Aim => Begin with the first line below and retype each line exactly through the line containing "plt.rcParams['mathtext.fontset'] = 'stix'". Any pictures are to be left out.

--- Start Listed records ---

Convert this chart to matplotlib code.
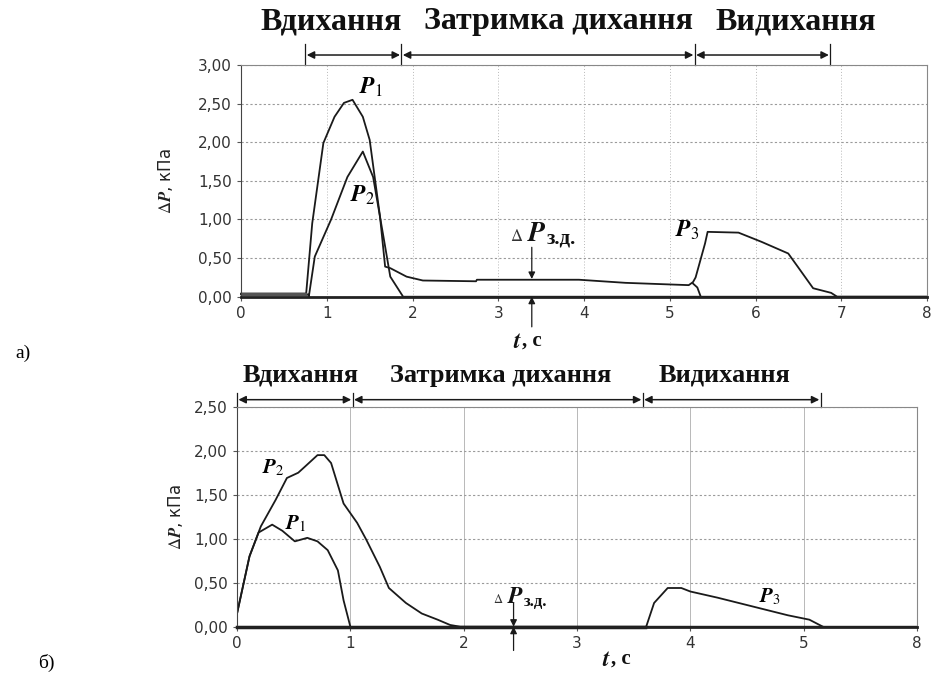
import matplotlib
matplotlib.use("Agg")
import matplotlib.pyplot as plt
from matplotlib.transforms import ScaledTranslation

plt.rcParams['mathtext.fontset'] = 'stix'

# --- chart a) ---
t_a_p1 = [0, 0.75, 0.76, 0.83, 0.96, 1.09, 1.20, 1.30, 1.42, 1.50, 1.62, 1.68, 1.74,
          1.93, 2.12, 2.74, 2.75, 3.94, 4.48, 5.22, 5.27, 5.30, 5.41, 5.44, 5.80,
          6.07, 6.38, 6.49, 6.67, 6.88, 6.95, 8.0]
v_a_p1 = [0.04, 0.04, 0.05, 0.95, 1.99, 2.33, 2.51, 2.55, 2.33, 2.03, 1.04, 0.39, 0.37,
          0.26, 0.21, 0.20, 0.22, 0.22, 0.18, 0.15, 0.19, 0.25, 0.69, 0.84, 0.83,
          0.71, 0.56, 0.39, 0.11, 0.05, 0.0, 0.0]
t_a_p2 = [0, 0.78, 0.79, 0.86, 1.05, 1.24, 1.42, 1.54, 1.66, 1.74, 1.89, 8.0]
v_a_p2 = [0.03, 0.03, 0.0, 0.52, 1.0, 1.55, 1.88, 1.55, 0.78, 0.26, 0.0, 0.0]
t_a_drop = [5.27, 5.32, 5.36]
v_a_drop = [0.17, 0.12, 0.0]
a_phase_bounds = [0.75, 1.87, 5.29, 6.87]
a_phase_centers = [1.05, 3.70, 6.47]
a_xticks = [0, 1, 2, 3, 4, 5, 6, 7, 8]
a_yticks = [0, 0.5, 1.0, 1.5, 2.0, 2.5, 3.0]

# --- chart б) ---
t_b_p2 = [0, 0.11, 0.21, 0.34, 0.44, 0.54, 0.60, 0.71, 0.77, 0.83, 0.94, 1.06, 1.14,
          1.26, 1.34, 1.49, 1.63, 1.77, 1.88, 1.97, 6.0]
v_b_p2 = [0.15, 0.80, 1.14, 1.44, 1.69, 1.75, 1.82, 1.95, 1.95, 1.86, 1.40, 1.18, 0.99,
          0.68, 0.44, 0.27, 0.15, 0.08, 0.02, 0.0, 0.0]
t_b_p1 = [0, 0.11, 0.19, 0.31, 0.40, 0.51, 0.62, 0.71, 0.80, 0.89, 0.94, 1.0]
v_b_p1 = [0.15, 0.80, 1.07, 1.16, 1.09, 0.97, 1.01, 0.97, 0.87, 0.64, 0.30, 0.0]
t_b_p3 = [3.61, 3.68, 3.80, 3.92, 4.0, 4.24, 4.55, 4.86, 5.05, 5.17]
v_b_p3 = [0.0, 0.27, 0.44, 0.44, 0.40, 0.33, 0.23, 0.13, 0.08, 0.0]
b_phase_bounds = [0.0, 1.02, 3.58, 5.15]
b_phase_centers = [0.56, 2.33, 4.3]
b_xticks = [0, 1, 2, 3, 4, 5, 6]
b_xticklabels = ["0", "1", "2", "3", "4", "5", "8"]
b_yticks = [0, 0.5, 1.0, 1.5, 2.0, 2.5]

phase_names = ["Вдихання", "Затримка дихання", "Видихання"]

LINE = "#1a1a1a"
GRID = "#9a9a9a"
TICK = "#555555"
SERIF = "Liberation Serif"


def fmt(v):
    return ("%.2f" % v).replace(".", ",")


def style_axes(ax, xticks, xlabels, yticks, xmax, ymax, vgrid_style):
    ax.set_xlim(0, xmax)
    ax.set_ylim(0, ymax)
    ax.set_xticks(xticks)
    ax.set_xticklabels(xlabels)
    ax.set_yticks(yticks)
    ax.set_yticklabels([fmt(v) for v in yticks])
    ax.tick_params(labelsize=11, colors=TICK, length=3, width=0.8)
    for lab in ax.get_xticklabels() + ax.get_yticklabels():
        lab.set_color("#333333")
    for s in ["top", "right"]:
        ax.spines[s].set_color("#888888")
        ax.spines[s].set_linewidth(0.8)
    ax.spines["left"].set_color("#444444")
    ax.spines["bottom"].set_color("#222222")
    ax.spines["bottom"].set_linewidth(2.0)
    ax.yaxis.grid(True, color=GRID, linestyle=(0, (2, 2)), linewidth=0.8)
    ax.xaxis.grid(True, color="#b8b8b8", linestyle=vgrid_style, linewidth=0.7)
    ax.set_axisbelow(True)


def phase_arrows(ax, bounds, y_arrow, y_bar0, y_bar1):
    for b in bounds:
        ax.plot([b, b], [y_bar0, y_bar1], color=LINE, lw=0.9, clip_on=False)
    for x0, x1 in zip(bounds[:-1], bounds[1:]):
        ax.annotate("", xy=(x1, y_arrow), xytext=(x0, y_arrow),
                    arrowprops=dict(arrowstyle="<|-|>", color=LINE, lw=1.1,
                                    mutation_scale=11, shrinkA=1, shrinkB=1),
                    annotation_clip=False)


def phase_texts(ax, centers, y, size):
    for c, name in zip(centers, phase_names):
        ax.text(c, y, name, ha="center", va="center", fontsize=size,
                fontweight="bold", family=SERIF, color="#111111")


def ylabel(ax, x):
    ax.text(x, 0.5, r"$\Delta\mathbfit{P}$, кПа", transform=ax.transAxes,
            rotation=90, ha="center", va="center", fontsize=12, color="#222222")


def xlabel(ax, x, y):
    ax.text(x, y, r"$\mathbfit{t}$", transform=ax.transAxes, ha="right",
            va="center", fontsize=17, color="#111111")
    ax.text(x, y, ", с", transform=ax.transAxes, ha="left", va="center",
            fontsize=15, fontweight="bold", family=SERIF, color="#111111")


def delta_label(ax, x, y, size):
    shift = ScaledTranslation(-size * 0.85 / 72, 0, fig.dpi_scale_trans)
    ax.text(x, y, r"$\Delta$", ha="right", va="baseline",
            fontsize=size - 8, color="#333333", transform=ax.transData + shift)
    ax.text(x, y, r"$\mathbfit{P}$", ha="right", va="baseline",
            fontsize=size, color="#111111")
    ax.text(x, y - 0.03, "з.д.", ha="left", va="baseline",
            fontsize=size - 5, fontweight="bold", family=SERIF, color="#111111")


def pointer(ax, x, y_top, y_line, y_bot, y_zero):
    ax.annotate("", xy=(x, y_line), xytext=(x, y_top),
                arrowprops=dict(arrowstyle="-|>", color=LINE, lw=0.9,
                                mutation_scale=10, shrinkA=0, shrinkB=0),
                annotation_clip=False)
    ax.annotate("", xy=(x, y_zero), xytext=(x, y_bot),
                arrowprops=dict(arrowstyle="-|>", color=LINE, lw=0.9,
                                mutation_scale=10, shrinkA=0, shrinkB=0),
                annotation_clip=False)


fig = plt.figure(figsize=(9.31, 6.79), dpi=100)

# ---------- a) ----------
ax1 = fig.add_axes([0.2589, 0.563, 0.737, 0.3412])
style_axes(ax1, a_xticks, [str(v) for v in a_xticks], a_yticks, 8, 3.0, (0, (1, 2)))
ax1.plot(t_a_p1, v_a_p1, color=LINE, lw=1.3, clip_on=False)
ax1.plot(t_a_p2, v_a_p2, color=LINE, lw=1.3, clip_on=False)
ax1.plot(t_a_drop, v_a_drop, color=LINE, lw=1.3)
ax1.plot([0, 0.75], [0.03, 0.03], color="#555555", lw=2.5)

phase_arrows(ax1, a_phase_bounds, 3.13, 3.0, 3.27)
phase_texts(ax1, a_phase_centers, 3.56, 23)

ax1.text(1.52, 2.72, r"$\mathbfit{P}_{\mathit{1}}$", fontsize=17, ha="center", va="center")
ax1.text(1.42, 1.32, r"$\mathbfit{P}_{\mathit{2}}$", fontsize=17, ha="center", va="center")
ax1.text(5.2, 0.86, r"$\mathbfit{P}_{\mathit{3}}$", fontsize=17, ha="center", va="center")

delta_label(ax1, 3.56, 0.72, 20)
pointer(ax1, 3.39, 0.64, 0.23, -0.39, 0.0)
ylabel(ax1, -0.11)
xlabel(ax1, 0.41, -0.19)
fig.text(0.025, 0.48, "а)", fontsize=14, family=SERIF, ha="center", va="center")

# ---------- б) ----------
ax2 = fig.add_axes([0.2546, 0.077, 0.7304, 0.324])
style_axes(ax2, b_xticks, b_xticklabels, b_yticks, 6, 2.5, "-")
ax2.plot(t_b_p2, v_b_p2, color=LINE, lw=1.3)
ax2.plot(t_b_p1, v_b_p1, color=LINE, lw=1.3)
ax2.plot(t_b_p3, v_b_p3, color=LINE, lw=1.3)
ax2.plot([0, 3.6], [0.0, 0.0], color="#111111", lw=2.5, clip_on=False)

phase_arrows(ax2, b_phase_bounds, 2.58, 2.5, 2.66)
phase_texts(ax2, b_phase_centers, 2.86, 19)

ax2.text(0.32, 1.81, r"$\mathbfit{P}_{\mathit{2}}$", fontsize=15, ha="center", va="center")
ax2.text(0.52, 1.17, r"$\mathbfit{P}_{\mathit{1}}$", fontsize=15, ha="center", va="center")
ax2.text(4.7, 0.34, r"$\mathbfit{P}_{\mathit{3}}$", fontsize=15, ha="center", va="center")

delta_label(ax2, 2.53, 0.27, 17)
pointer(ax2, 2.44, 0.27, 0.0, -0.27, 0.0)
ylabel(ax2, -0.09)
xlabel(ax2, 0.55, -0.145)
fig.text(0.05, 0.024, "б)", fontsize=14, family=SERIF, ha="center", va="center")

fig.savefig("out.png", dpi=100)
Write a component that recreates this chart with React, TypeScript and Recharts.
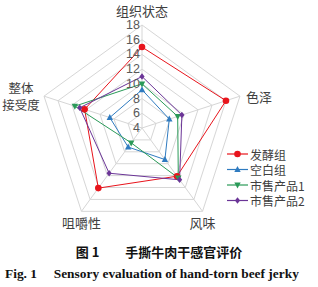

--- End Listed records ---

Response to the exercise =>
Convert this chart to matplotlib code.
import matplotlib
matplotlib.use("Agg")
import matplotlib.pyplot as plt
from matplotlib.transforms import ScaledTranslation

plt.rcParams['mathtext.fontset'] = 'stix'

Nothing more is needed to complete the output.